### Material
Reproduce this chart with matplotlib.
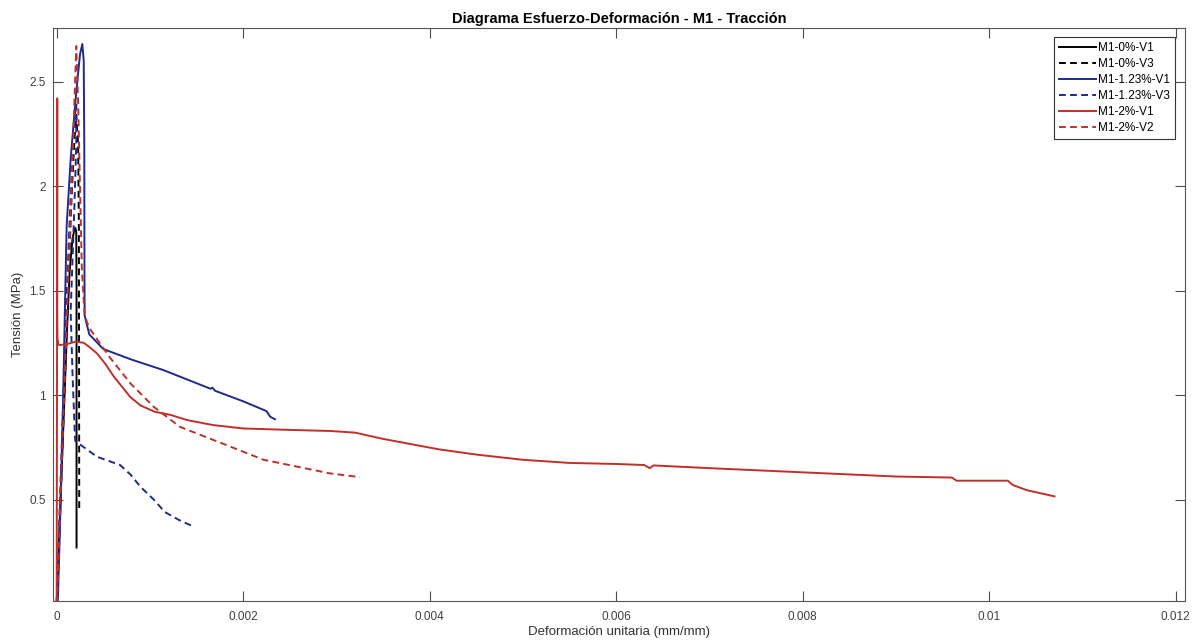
import matplotlib.pyplot as plt

# datos (deformacion, tension)
m0_v1_x = [0.0, 0.00002, 0.00005, 0.00008, 0.00011, 0.00014, 0.00017, 0.00019, 0.0002, 0.00021, 0.000213, 0.000213, 0.000213]
m0_v1_y = [0.0, 0.25, 0.6, 0.95, 1.3, 1.6, 1.75, 1.79, 1.80, 1.78, 1.5, 0.8, 0.27]

m0_v3_x = [0.0, 0.00002, 0.00005, 0.00009, 0.00013, 0.00016, 0.00019, 0.00021, 0.00023, 0.000238, 0.00024, 0.000241, 0.000242]
m0_v3_y = [0.0, 0.2, 0.6, 1.1, 1.6, 1.95, 2.22, 2.34, 2.2, 1.8, 1.2, 0.8, 0.45]

m123_v1_x = [0.00001, 0.000015, 0.000043, 0.00007, 0.00009, 0.000107, 0.00015, 0.00021, 0.00025, 0.000275, 0.00029,
             0.000296, 0.000298, 0.0003, 0.00035, 0.0005, 0.0008, 0.00114, 0.00165, 0.00167, 0.0017, 0.002, 0.00225,
             0.00229, 0.00234]
m123_v1_y = [0.0, 0.05, 0.5, 1.0, 1.45, 1.81, 2.13, 2.45, 2.63, 2.68, 2.6, 2.2, 1.6, 1.38, 1.29, 1.22, 1.17, 1.12,
             1.03, 1.035, 1.02, 0.97, 0.923, 0.896, 0.884]

m123_v3_x = [0.0, 0.00002, 0.00005, 0.00008, 0.00011, 0.00014, 0.00017, 0.00019, 0.00021, 0.00021, 0.00019, 0.00017,
             0.00015, 0.00017, 0.000196, 0.0002, 0.00043, 0.00068, 0.00079, 0.0009, 0.00104, 0.00116, 0.00132, 0.00147]
m123_v3_y = [0.0, 0.3, 0.7, 1.1, 1.5, 1.85, 2.15, 2.32, 2.39, 2.2, 1.9, 1.65, 1.4, 1.1, 0.8, 0.78, 0.705, 0.665,
             0.62, 0.56, 0.5, 0.44, 0.40, 0.37]

m2_v1_x = [0.0, 0.000004, 0.000006, 0.000006, 0.000008, 0.00002, 0.00005, 0.00012, 0.0002, 0.00029, 0.00035, 0.00043,
           0.00052, 0.00061, 0.0007, 0.00079, 0.0009, 0.00105, 0.00122, 0.0014, 0.00168, 0.002, 0.0025, 0.00293,
           0.0032, 0.0035, 0.0038, 0.0041, 0.0045, 0.005, 0.0055, 0.006, 0.0063, 0.00636, 0.0064, 0.007, 0.0075,
           0.008, 0.0085, 0.009, 0.0096, 0.00965, 0.0102, 0.01025, 0.0104, 0.0106, 0.0107]
m2_v1_y = [0.0, 1.2, 2.42, 1.4, 1.27, 1.24, 1.24, 1.245, 1.255, 1.25, 1.23, 1.2, 1.15, 1.09, 1.04, 0.99, 0.95, 0.92,
           0.905, 0.88, 0.856, 0.84, 0.833, 0.828, 0.82, 0.79, 0.765, 0.74, 0.715, 0.69, 0.675, 0.67, 0.665, 0.65,
           0.663, 0.65, 0.64, 0.63, 0.62, 0.61, 0.605, 0.59, 0.59, 0.57, 0.545, 0.525, 0.515]

m2_v2_x = [0.0, 0.00001, 0.00004, 0.00008, 0.00012, 0.00016, 0.00019, 0.00021, 0.00023, 0.00025, 0.00027, 0.0003,
           0.00035, 0.00039, 0.00057, 0.00079, 0.00104, 0.00132, 0.00168, 0.00222, 0.00293, 0.00325]
m2_v2_y = [0.0, 0.1, 0.5, 1.0, 1.5, 2.0, 2.4, 2.67, 2.4, 2.0, 1.6, 1.38, 1.32, 1.295, 1.18, 1.056, 0.944, 0.848,
           0.785, 0.69, 0.625, 0.607]

xticks = [0, 0.002, 0.004, 0.006, 0.008, 0.01, 0.012]
xtick_labels = ['0', '0.002', '0.004', '0.006', '0.008', '0.01', '0.012']
yticks = [0.5, 1, 1.5, 2, 2.5]
ytick_labels = ['0.5', '1', '1.5', '2', '2.5']

plt.rcParams['font.family'] = ['Liberation Sans', 'DejaVu Sans']

azul = '#1f2a8c'
rojo = '#c0302a'
dash = (3.5, 2.2)

fig = plt.figure(figsize=(11.97, 6.43), dpi=100)
ax = fig.add_axes([0.044, 0.0649, 0.946, 0.8911])

ax.plot(m0_v1_x, m0_v1_y, color='black', lw=1.4, label='M1-0%-V1')
ax.plot(m0_v3_x, m0_v3_y, color='black', lw=1.4, dashes=dash, label='M1-0%-V3')
ax.plot(m123_v1_x, m123_v1_y, color=azul, lw=1.4, label='M1-1.23%-V1')
ax.plot(m123_v3_x, m123_v3_y, color=azul, lw=1.4, dashes=dash, label='M1-1.23%-V3')
ax.plot(m2_v1_x, m2_v1_y, color=rojo, lw=1.4, label='M1-2%-V1')
ax.plot(m2_v2_x, m2_v2_y, color=rojo, lw=1.4, dashes=dash, label='M1-2%-V2')

ax.set_xlim(-0.000043, 0.0121)
ax.set_ylim(0.013, 2.755)
ax.set_xticks(xticks)
ax.set_xticklabels(xtick_labels)
ax.set_yticks(yticks)
ax.set_yticklabels(ytick_labels)

ax.tick_params(direction='in', length=7, width=0.8, color='#4d4d4d', labelcolor='#404040',
               labelsize=8.5, top=True, right=True)
ax.tick_params(axis='x', pad=7)
ax.tick_params(axis='y', pad=5)
for s in ax.spines.values():
    s.set_color('#555555')
    s.set_linewidth(0.8)

ax.set_title('Diagrama Esfuerzo-Deformación - M1 - Tracción', fontsize=10.5, fontweight='bold', pad=4)
ax.set_xlabel('Deformación unitaria (mm/mm)', fontsize=9.5, color='#333333', labelpad=2)
ax.set_ylabel('Tensión (MPa)', fontsize=9.5, color='#333333', labelpad=4)

leg = ax.legend(loc='upper right', bbox_to_anchor=(0.991, 0.985), borderaxespad=0, fontsize=8.5,
                fancybox=False, framealpha=1, edgecolor='#333333', handlelength=3.1,
                handletextpad=0.15, labelspacing=0.33, borderpad=0.45)
leg.get_frame().set_linewidth(0.8)

plt.savefig('out.png', dpi=100)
######
## Problem to work on
With all pictures left out, please transcribe exactly the lines from the start of the material through the line with "1.5, 0.8, 0.27]".

## Worked solution
Reproduce this chart with matplotlib.
import matplotlib.pyplot as plt

# datos (deformacion, tension)
m0_v1_x = [0.0, 0.00002, 0.00005, 0.00008, 0.00011, 0.00014, 0.00017, 0.00019, 0.0002, 0.00021, 0.000213, 0.000213, 0.000213]
m0_v1_y = [0.0, 0.25, 0.6, 0.95, 1.3, 1.6, 1.75, 1.79, 1.80, 1.78, 1.5, 0.8, 0.27]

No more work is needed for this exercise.